He vuelto, como vuelven las almas a los lugares donde fueron
felices, en esos días en que nos puede la melancolía.
En estos años, anduve más o menos como siempre por el mundo.
Lector, escritor (he publicado mi primer libro), opinador compulsivo, crítico y
a veces absurdo, feliz de a ratos. En fin, he seguido siendo un argentino de
mediana edad, promediadamente culto, desordenadamente curioso, metódicamente
observador. Aprendiz callado y vocacional de los muchos matices de la vida.
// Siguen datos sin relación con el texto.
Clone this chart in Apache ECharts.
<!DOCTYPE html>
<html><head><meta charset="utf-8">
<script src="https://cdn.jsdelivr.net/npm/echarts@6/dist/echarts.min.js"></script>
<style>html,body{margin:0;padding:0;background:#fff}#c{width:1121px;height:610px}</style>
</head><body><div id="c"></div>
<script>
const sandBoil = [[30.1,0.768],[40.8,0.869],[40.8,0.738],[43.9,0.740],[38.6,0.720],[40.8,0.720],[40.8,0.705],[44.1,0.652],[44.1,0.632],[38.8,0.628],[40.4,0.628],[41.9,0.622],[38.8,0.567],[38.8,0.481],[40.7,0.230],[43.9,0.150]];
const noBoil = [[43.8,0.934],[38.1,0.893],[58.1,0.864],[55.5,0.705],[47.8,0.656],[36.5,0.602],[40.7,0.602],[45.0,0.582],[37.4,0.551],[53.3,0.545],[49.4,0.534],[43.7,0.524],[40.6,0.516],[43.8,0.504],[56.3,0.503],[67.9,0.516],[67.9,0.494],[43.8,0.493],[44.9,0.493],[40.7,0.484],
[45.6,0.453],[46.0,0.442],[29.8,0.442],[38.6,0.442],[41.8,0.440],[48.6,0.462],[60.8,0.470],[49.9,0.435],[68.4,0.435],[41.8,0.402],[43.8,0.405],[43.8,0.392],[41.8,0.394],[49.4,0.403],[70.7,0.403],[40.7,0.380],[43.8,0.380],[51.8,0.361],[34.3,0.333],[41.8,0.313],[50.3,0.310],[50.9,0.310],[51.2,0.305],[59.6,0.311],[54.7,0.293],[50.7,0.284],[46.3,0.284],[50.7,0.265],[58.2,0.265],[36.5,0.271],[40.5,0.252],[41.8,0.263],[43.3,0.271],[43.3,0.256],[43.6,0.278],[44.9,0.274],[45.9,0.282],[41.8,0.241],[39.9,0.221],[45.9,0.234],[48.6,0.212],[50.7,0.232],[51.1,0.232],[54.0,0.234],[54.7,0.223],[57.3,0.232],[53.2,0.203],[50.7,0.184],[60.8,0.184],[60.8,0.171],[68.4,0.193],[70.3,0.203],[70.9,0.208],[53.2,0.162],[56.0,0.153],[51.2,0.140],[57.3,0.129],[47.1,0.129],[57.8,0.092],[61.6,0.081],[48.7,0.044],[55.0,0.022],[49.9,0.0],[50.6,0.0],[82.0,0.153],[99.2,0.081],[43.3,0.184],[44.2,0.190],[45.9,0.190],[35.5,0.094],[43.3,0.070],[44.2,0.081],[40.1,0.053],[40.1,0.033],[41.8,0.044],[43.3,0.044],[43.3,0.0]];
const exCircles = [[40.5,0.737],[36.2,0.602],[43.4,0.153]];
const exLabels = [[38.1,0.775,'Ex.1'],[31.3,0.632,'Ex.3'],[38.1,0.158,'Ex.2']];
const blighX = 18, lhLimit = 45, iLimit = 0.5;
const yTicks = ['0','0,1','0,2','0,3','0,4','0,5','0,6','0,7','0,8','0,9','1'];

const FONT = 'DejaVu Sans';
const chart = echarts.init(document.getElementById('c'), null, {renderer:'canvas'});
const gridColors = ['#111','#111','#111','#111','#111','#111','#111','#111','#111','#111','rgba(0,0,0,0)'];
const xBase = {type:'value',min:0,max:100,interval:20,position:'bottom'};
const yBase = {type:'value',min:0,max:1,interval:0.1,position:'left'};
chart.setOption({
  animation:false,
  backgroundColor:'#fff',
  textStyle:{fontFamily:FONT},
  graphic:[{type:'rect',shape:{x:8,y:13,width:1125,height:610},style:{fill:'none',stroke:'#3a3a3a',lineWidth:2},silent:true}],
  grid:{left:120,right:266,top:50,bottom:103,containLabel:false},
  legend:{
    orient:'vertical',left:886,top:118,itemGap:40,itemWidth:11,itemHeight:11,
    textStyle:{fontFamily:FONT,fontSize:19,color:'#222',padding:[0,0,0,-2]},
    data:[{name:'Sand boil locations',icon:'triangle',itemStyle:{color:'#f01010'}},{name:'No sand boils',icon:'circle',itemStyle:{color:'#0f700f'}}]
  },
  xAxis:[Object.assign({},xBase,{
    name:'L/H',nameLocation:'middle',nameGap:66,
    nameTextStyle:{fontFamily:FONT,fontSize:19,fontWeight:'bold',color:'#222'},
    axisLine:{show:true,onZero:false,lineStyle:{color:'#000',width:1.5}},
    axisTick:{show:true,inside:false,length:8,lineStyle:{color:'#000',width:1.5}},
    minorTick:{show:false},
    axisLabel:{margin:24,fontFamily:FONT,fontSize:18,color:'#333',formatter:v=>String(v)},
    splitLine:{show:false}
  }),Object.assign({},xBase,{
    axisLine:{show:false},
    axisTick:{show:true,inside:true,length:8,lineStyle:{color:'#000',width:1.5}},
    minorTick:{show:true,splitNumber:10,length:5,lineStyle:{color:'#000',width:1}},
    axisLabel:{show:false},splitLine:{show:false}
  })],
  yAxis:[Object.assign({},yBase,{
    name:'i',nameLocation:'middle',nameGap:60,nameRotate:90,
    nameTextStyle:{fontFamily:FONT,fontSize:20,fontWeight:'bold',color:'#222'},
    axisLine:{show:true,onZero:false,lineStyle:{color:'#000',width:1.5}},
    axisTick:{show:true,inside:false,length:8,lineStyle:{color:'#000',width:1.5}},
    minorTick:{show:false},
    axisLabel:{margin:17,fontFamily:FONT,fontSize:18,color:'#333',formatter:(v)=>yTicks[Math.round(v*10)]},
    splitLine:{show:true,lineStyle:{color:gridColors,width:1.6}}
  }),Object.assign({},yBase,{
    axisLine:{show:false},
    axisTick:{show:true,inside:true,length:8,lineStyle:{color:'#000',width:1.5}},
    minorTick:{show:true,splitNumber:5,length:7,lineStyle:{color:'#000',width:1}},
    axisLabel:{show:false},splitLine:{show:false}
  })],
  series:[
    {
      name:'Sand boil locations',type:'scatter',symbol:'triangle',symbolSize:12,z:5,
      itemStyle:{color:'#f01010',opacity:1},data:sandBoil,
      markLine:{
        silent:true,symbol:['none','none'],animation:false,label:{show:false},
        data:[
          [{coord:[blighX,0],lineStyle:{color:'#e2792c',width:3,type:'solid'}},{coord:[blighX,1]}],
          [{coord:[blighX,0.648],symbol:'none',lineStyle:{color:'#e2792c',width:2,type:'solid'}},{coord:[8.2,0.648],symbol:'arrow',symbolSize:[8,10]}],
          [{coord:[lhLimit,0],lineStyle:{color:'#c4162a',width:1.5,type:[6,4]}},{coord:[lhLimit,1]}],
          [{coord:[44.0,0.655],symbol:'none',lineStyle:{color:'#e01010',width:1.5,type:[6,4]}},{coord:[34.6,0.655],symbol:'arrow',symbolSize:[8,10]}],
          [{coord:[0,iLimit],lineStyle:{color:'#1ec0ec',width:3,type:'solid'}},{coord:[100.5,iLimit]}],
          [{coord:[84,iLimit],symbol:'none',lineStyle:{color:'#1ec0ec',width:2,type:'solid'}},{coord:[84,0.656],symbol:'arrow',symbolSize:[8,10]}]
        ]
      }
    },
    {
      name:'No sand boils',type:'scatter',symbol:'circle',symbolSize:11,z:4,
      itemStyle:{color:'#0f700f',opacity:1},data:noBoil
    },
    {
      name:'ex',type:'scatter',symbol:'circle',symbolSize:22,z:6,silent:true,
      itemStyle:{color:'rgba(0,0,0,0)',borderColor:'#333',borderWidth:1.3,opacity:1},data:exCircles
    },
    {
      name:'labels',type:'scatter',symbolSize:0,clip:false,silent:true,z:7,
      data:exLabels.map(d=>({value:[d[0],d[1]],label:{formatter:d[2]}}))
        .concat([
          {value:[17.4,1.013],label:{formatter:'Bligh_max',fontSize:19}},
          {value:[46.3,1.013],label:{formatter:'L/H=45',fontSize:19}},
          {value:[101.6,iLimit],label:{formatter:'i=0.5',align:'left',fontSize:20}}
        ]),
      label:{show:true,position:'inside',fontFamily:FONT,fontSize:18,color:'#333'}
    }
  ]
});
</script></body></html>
Entre esos aprendizajes, emprendí un placer postergado en mi
temprana adolescencia: LA FOTOGRAFÍA.
Durante toda mi vida fue una disciplina que no estuvo a mi
alcance más que como ocasionales talleres, con equipo prestado y con muy poco
dinero para revelar e imprimir negativos, así que sólo pude aprender los
rudimentos, que me quedaron grabados en un rinconcito de la memoria, esa cabeza
mía que quiere ser un poco artista. Hoy la suerte, el destino, o el camino, me
han puesto a mano la posibilidad tantas veces añorada. Así que me compré un
equipo más o menos completo, hice un curso básico para que me abran las
ventanitas del oficio y, como hago siempre, por agradecida formación, acudí a
los libros.
Y cómo suelen ser de curiosas las cosas, no fue en un libro
de imágenes, de maravillosas fotos de magníficos artistas, que encontré una de las puertas más
sorprendentes para salir a mirar la inmensidad de este arte. No.
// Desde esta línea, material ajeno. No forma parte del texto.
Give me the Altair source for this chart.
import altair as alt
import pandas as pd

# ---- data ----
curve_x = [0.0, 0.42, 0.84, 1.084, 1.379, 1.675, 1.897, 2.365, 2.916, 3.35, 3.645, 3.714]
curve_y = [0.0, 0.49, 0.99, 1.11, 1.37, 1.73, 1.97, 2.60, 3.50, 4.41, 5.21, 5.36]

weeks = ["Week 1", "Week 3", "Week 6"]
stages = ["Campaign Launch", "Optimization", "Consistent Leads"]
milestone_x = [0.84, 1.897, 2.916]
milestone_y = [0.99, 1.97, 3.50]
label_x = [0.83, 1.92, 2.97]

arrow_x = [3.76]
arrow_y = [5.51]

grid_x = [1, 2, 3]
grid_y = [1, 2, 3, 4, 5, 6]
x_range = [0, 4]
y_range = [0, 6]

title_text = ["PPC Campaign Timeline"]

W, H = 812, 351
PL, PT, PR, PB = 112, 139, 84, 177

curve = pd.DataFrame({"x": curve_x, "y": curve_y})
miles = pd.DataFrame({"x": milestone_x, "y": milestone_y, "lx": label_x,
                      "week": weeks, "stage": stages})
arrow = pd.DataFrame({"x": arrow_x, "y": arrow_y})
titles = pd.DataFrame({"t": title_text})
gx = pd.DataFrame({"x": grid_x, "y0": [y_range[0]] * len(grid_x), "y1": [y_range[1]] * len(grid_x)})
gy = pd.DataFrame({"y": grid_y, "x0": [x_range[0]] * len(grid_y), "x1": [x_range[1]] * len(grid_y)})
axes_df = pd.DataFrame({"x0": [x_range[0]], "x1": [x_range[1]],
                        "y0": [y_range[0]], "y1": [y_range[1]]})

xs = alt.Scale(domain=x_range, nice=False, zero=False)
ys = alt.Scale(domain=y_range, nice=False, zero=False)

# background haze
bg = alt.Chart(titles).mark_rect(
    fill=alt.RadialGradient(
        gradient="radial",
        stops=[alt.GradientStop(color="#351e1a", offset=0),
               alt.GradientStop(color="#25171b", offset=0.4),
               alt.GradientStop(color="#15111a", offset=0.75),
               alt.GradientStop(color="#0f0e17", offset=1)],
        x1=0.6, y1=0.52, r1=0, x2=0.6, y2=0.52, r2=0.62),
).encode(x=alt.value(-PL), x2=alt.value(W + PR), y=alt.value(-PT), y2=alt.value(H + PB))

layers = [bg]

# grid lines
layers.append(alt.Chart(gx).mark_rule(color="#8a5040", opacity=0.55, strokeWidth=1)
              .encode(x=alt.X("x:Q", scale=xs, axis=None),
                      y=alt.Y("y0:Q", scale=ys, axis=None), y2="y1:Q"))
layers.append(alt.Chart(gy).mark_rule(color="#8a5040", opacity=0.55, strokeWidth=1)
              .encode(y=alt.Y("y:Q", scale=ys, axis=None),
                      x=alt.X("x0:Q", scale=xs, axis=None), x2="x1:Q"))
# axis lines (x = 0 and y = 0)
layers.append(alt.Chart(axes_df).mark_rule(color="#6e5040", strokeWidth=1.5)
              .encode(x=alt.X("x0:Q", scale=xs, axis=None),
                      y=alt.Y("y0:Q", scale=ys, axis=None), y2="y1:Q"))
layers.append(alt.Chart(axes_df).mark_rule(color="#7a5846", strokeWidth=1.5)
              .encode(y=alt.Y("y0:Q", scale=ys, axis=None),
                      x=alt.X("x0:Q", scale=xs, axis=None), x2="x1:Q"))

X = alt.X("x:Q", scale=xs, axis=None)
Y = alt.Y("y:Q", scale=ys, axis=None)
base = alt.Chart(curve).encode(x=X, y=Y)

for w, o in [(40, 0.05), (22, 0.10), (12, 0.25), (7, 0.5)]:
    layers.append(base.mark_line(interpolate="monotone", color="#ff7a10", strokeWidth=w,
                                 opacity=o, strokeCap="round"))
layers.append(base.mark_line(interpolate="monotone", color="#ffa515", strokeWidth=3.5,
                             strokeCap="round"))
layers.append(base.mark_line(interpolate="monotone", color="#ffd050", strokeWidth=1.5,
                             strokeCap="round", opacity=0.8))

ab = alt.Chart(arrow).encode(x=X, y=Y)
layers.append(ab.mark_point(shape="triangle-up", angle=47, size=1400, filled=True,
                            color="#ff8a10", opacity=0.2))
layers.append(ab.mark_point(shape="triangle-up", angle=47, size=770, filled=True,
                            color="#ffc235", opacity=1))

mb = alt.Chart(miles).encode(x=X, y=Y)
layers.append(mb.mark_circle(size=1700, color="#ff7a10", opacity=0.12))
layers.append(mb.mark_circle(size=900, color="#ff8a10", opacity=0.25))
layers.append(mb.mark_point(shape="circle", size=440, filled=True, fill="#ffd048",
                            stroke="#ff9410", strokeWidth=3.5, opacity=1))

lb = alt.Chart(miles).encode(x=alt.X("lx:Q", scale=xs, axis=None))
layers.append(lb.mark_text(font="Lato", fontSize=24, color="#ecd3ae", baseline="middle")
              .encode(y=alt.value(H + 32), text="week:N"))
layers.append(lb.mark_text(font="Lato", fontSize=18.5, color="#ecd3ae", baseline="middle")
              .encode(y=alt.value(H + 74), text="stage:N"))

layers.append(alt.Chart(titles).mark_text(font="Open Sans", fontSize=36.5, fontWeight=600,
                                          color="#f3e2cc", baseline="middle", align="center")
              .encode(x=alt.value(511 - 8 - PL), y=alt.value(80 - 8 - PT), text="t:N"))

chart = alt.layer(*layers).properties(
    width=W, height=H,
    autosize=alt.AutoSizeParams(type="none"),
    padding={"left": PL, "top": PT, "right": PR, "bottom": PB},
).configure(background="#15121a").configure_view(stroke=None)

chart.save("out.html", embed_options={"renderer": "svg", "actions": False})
Fue en un libro sobre el lenguaje, un libro de semiólogo, un
libro de ensayo y pensamiento, un libro de filosofía.
Porque todo eso es el libro que hoy les traigo a la mesa
para su deleite: “La cámara lúcida. Nota
sobre la fotografía” de Roland Barthès.
“Este libro defraudará a los fotógrafos”, supo decir el
propio autor. Contra lo que puede pensar cualquiera que no acostumbre leer
ensayos y pensamiento sistemático, este libro es de lectura deliciosa y
comprometida, y sumamente enriquecedor más allá de su aparente núcleo centrado
en la fotografía como elemento de análisis.
A partir de este texto, no solamente entendí de otra manera
este arte maravilloso. Entendí su profundidad significante, comprendí que es un
artilugio técnico que descubrimos para testimoniar la muerte, la fragilidad del
instante, las traiciones de la memoria, las mentiras de la mirada, la
multiplicidad del hecho artístico y del testimonio.
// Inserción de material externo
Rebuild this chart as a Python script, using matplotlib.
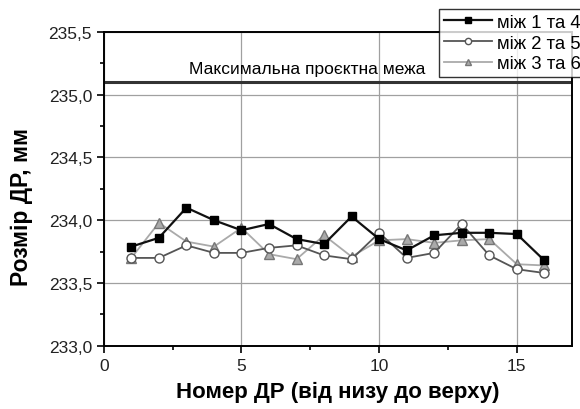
import numpy as np
import matplotlib
matplotlib.use('Agg')
import matplotlib.pyplot as plt
from matplotlib.ticker import FuncFormatter, MultipleLocator

plt.rcParams['font.family'] = ['Liberation Sans', 'DejaVu Sans']

n = np.arange(1, 17)
s14 = [233.79, 233.86, 234.10, 234.00, 233.92, 233.97, 233.85, 233.81,
       234.03, 233.85, 233.76, 233.88, 233.90, 233.90, 233.89, 233.68]
s25 = [233.70, 233.70, 233.80, 233.74, 233.74, 233.78, 233.80, 233.72,
       233.69, 233.90, 233.70, 233.74, 233.97, 233.72, 233.61, 233.58]
s36 = [233.70, 233.98, 233.83, 233.79, 233.94, 233.73, 233.69, 233.88,
       233.71, 233.84, 233.85, 233.82, 233.84, 233.85, 233.65, 233.64]
labels = ['між 1 та 4', 'між 2 та 5', 'між 3 та 6']
max_limit = 235.1

fig = plt.figure(figsize=(5.8, 4.1), dpi=100)
ax = fig.add_axes([0.179, 0.154, 0.807, 0.766])

ax.grid(True, color='#a0a0a0', lw=0.9)
ax.set_axisbelow(True)
ax.axhline(max_limit, color='#333333', lw=2.2, zorder=2)
ax.text(3.1, max_limit + 0.045, 'Максимальна проєктна межа', fontsize=12.5, va='bottom')

ax.plot(n, s14, '-s', color='#111111', mfc='black', mec='black', ms=5.2, lw=1.6, label=labels[0], zorder=5)
ax.plot(n, s25, '-o', color='#555555', mfc='white', mec='#555555', ms=6.5, lw=1.3, label=labels[1], zorder=4)
ax.plot(n, s36, '-^', color='#aaaaaa', mfc='#aaaaaa', mec='#777777', ms=7, lw=1.3, label=labels[2], zorder=3)

ax.set_xlim(0, 17)
ax.set_ylim(233.0, 235.5)
ax.xaxis.set_major_locator(MultipleLocator(5))
ax.xaxis.set_minor_locator(MultipleLocator(2.5))
ax.yaxis.set_major_locator(MultipleLocator(0.5))
ax.yaxis.set_minor_locator(MultipleLocator(0.25))
ax.yaxis.set_major_formatter(FuncFormatter(lambda v, p: f'{v:.1f}'.replace('.', ',')))
ax.tick_params(which='both', direction='out', labelsize=12.5, colors='black', top=False, right=False)
ax.tick_params(which='major', length=5, width=1.2, labelcolor='#222222')
ax.tick_params(which='minor', length=3, width=1.2)
for sp in ax.spines.values():
    sp.set_linewidth(1.4)

ax.set_xlabel('Номер ДР (від низу до верху)', fontsize=16, fontweight='bold', labelpad=6)
ax.set_ylabel('Розмір ДР, мм', fontsize=16.5, fontweight='bold')
ax.yaxis.set_label_coords(-0.152, 0.446)

leg = fig.legend(loc='upper left', bbox_to_anchor=(0.757, 0.975), fontsize=13.3,
                 frameon=True, fancybox=False, edgecolor='black', handlelength=2.6,
                 borderpad=0.25, labelspacing=0.2, handletextpad=0.3, borderaxespad=0)
leg.get_frame().set_linewidth(1.0)
for h in leg.legend_handles:
    h.set_markersize(4.5)

fig.savefig('out.png', dpi=100)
Y aprendí también que no importa cuánto nos esforcemos por
la sinceridad de nuestras percepciones, somos imperfectos, limitados,
imaginativos, faltos de rigor. Y que tenemos que congraciarnos con esa, nuestra
naturaleza, para finalmente “percibir”, en el sentido cabal del término. Para
llegar a eso de sentir y aprehender lo que está, lo que es, ahí junto a
nosotros.
Es encantador el oficio de Barthès para dibujarnos una hoja
de ruta por sus pensamientos. Él mismo define este texto como atípico en su
producción, es una especie de testamento de su mirada, y de algunos de sus
fantasmas.
A través de conceptos semiológicos (la fotografía, a fin de
cuentas, es un lenguaje), que hablan de la dificultad de decodificar la
disciplina, y del análisis de algunas imágenes que lo conmovieron de una u otra
manera, nos construye amigablemente un marco teórico práctico para mirar
profundamente una imagen impresa. Y lo hace precisamente desde su propia
conmoción, lo cual nos acerca al hombre que reflexiona, nos prioriza como
lectores, y nos libra del intimidante “pensador que piensa cosas que escapan al
hombre común”.
Y después de la lectura, entenderemos, como se entienden las
cosas importantes (con una sonrisa y una luz diferente en la cabeza y en el
alma), quién es quién y qué es qué en una foto. Y nos amigaremos con el “Operator”,
el “Studium”, el “Punctum”, y con este que somos en casi todas las cosas que
van ocurriendo: el “Observador”. Y ahora, las fotos de esas sonrisas que
dejamos atrás, tendrán otro sentido. No se lo pierdan; porque para el lector,
es verdad inapelable que la poesía está en los lugares más insospechados. Y a
su modo, en este texto, Roland Barthès es un poeta maravilloso.